The American healthcare debate is not a debate for Americans only. In two ways at least, the debate implicates the well-being of everybody in the developed world.
The first implication: medical innovation.
The profit-seeking American healthcare system is always looking for new products to sell: new drugs, new surgical procedures, new ways of delivering care. The result is that the United States has become the leading -- often the unique -- source of progress in the treatment of disease.

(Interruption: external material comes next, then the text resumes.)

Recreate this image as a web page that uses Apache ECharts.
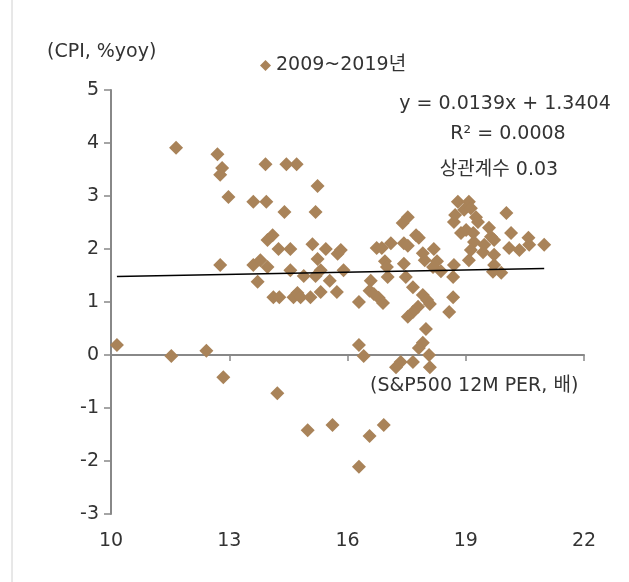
<!DOCTYPE html>
<html>
<head>
<meta charset="utf-8">
<script src="https://cdn.jsdelivr.net/npm/echarts@6/dist/echarts.min.js"></script>
<style>html,body{margin:0;padding:0;background:#fff}#c{width:629px;height:582px}</style>
</head>
<body>
<div id="c"></div>
<script>
// S&P500 12M PER (x) and CPI %yoy (y), 2009~2019
const perValues = [
10.15,11.65,11.53,12.42,12.70,12.82,12.77,12.77,12.85,12.98,
13.61,13.94,13.92,13.61,13.79,13.97,13.72,14.10,13.97,14.22,
14.25,14.12,14.27,14.40,14.45,14.71,14.55,14.55,14.63,14.73,
14.81,14.89,14.99,15.06,15.11,15.19,15.24,15.19,15.24,15.32,
15.32,15.45,15.55,15.62,15.73,15.83,15.75,15.90,16.29,16.29,
16.41,16.29,16.56,16.92,17.40,17.53,17.74,17.81,16.74,16.87,
17.10,17.43,17.53,17.91,17.96,18.19,18.27,18.17,16.95,17.00,
17.43,18.70,18.37,17.02,17.48,18.68,16.59,17.66,16.56,16.67,
16.79,16.90,17.91,18.02,18.09,18.68,17.79,17.66,17.53,18.58,
17.99,17.91,17.81,18.07,17.35,17.23,17.66,18.09,18.80,19.08,
18.96,19.13,18.70,19.26,19.31,20.03,18.88,19.01,19.19,19.21,
19.59,19.64,20.15,20.10,19.13,19.44,19.47,19.72,20.36,20.59,
20.61,20.99,19.72,19.08,19.72,19.90,19.69,18.73
];
const cpiValues = [
0.19,3.91,-0.02,0.08,3.79,3.53,3.40,1.70,-0.42,2.98,
2.89,2.89,3.60,1.70,1.79,1.66,1.38,2.26,2.17,-0.72,
2.00,1.09,1.09,2.70,3.60,3.60,2.00,1.60,1.09,1.17,
1.09,1.49,-1.42,1.09,2.09,2.70,3.19,1.49,1.81,1.60,
1.19,2.00,1.40,-1.32,1.19,1.98,1.91,1.60,1.00,0.19,
-0.02,-2.11,-1.53,-1.32,2.49,2.60,2.26,2.21,2.02,2.02,
2.11,2.11,2.06,1.92,1.79,2.00,1.77,1.66,1.77,1.66,
1.72,1.70,1.58,1.47,1.47,1.47,1.40,1.28,1.21,1.15,
1.08,0.98,1.13,1.04,0.96,1.09,0.91,0.81,0.72,0.81,
0.49,0.23,0.13,0.00,-0.13,-0.23,-0.13,-0.23,2.89,2.89,
2.74,2.77,2.51,2.60,2.51,2.68,2.30,2.36,2.30,2.13,
2.40,2.23,2.30,2.02,1.98,1.94,2.08,2.17,1.98,2.21,
2.08,2.08,1.89,1.79,1.70,1.55,1.57,2.64
];
const xTicks = [10, 13, 16, 19, 22];
const yTicks = [-3, -2, -1, 0, 1, 2, 3, 4, 5];
const trendSlope = 0.0139;
const trendIntercept = 1.3404;
const seriesName = '2009~2019년';
const eqText = 'y = 0.0139x + 1.3404';
const r2Text = 'R² = 0.0008';
const corrText = '상관계수 0.03';

const scatterData = perValues.map((x, i) => [x, cpiValues[i]]);
const xMinData = Math.min(...perValues), xMaxData = Math.max(...perValues);
const trendData = [[xMinData, trendSlope * xMinData + trendIntercept], [xMaxData, trendSlope * xMaxData + trendIntercept]];

const FONT = '"DejaVu Sans", "Noto Sans CJK KR", sans-serif';
const FS = 19;
const TC = '#333333';
const AX = '#888888';
const MK = '#a98359';

const xMin = xTicks[0], xMax = xTicks[xTicks.length - 1];
const yMin = yTicks[0], yMax = yTicks[yTicks.length - 1];

const chart = echarts.init(document.getElementById('c'), null, {renderer: 'canvas'});
chart.setOption({
  animation: false,
  textStyle: {fontFamily: FONT},
  grid: {left: 111, right: 45, top: 90, bottom: 68, containLabel: false},
  legend: {
    data: [{name: seriesName, icon: 'diamond'}],
    left: 255, top: 51, itemWidth: 11, itemHeight: 11, itemGap: 5,
    textStyle: {fontSize: FS, color: TC, fontFamily: FONT}
  },
  xAxis: [{
    // zero line of the x axis (sits on y = 0), ticks pointing down, no labels
    type: 'value', position: 'bottom', min: xMin, max: xMax, interval: 3,
    axisLine: {show: true, onZero: true, lineStyle: {color: AX, width: 2}},
    axisTick: {show: true, inside: false, length: 6, lineStyle: {color: AX, width: 1.5}},
    axisLabel: {show: false}, splitLine: {show: false}
  }, {
    // label axis at the bottom of the plot
    type: 'value', position: 'bottom', min: xMin, max: xMax, interval: 3,
    axisLine: {show: false, onZero: false}, axisTick: {show: false}, splitLine: {show: false},
    axisLabel: {fontSize: FS, color: TC, margin: 18, fontFamily: FONT}
  }],
  yAxis: {
    type: 'value', min: yMin, max: yMax, interval: 1,
    axisLine: {show: true, onZero: false, lineStyle: {color: AX, width: 2}},
    axisTick: {show: true, length: 7, lineStyle: {color: AX, width: 1.5}},
    splitLine: {show: false},
    axisLabel: {fontSize: FS, color: TC, margin: 12, fontFamily: FONT}
  },
  series: [{
    name: seriesName, type: 'scatter', xAxisIndex: 0, data: scatterData, z: 3,
    symbol: 'diamond', symbolSize: 14,
    itemStyle: {color: MK, opacity: 1}
  }, {
    name: 'trend', type: 'line', xAxisIndex: 0, data: trendData, z: 4,
    symbol: 'none', lineStyle: {color: '#000', width: 1.3}, silent: true
  }],
  graphic: [
    {type: 'line', shape: {x1: 12, y1: 0, x2: 12, y2: 582}, style: {stroke: '#d0d0d0', lineWidth: 1}},
    {type: 'text', left: 47, top: 43, style: {text: '(CPI, %yoy)', fontSize: FS, fill: TC, fontFamily: FONT}},
    {type: 'text', x: 505, y: 104, style: {text: eqText, fontSize: FS, fill: TC, fontFamily: FONT, textAlign: 'center', textVerticalAlign: 'middle'}},
    {type: 'text', x: 508, y: 134, style: {text: r2Text, fontSize: FS, fill: TC, fontFamily: FONT, textAlign: 'center', textVerticalAlign: 'middle'}},
    {type: 'text', x: 499, y: 170, style: {text: corrText, fontSize: FS, fill: TC, fontFamily: FONT, textAlign: 'center', textVerticalAlign: 'middle'}},
    {type: 'text', left: 370, top: 377, style: {text: '(S&P500 12M PER, 배)', fontSize: FS, fill: TC, fontFamily: FONT}}
  ]
});
</script>
</body>
</html>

Just one example out of many: Through the 1990s, at least as much prescription drug research was done in Europe as the United States. But as European governments cut back on the price they were willing to pay for drugs, European pharmaceutical research shriveled. In the 1980s and early 1990s, at least as many new drugs emerged from European as from American labs. Since 1997, however, American labs have outproduced European labs by a margin of two to one.

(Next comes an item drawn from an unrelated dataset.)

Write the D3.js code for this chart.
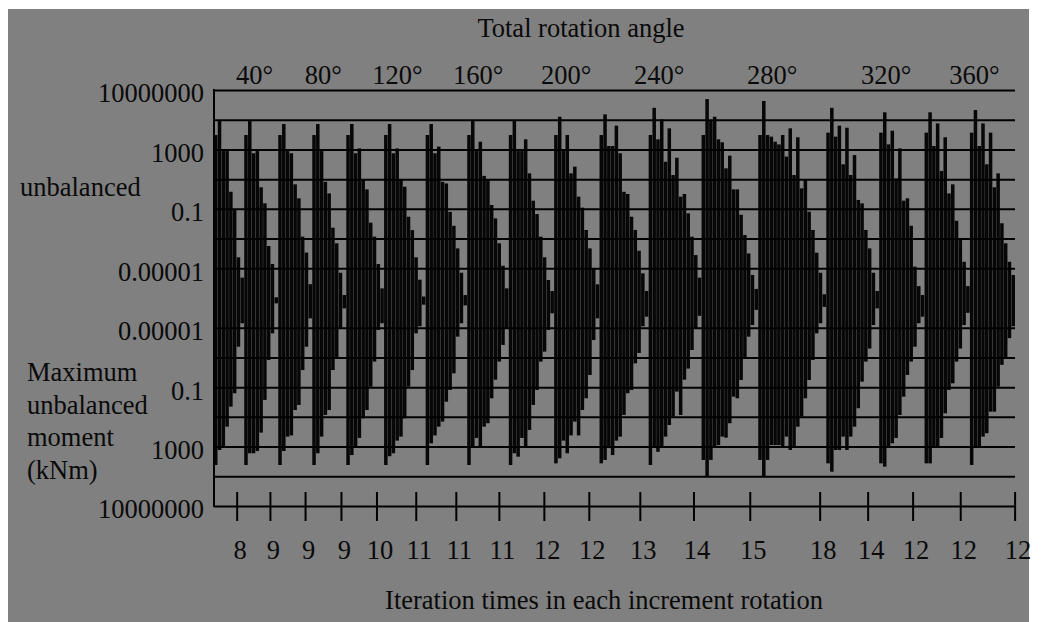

New drugs are expensive, because the sale price must recoup -- not only the cost of manufacturing the pill -- but the years of research and development before a single pill was made. American consumers pay this full price. In Canada and Europe, however, government healthcare monopolies can use their market muscle to force discounts. Soon enough, the patent expires, and generic manufacturers cut the price even more radically.

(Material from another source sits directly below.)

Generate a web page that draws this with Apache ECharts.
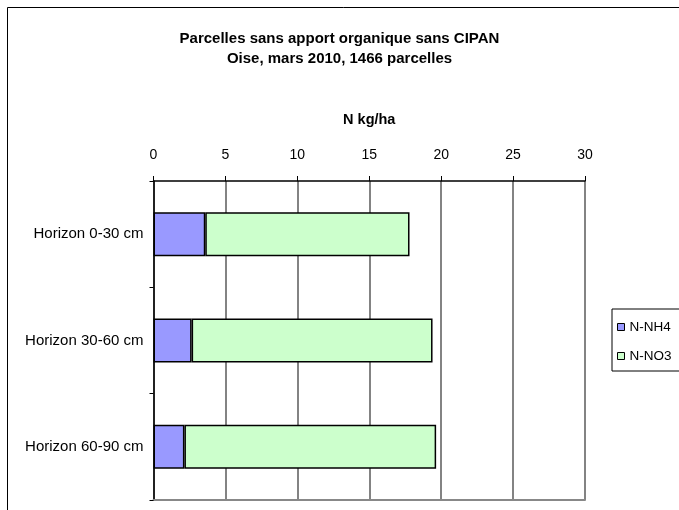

But everything rests on that first decision by the American drug consumer to buy a new product at a high price. If changes in U.S. health policy stunt American drug development, it is not only Americans who will suffer.
The second implication: global peace and security.
The U.S. taxpayer pays the cost of the military protection that shelters Canada, Europe, and all the other democracies. The U.S. defense budget costs about 4 per cent of Gross Domestic Product. Rapidly rising U.S. health costs call into question America's ability to pay that bill.
The United States operates far and away the most expensive healthcare system on earth: 17 per cent of GDP and still rising. Most other developed countries spend between 10 per cent and 12 per cent. Runner-up Switzerland pays 13 per cent.
If the United States paid as much for healthcare as Switzerland, it would be the equivalent of getting the defense budget for free. Instead, healthcare and defense are becoming competitors for straitened government resources.
Remember, despite the supposedly "private" nature of the U.S. healthcare system, the majority of the dollars in the healthcare system are tax dollars: Medicare (for the elderly), Medicaid (for the poor), benefits for veterans, Indian tribes, public employees and poorer children.
The first of the baby boomers became eligible for Medicare in 2011. Medicare will soon surpass defense as the largest single item in the U.S. federal budget -- and federal budget-cutters will begin eyeing defense as a source of Medicare funding.
That's what happened in Europe, where defense budgets have declined below 2 per cent of GDP, in many countries nearer to 1 per cent.
At 3 per cent of GDP, the U.S. could still buy the world's most powerful military, but not a military so powerful as today's, and likely not a military that can secure all of America's allies as they would like to be secured.
When Americans talk about today's health costs, they are also talking about tomorrow's defense budget -- the budget that protects us all from a world of dangers.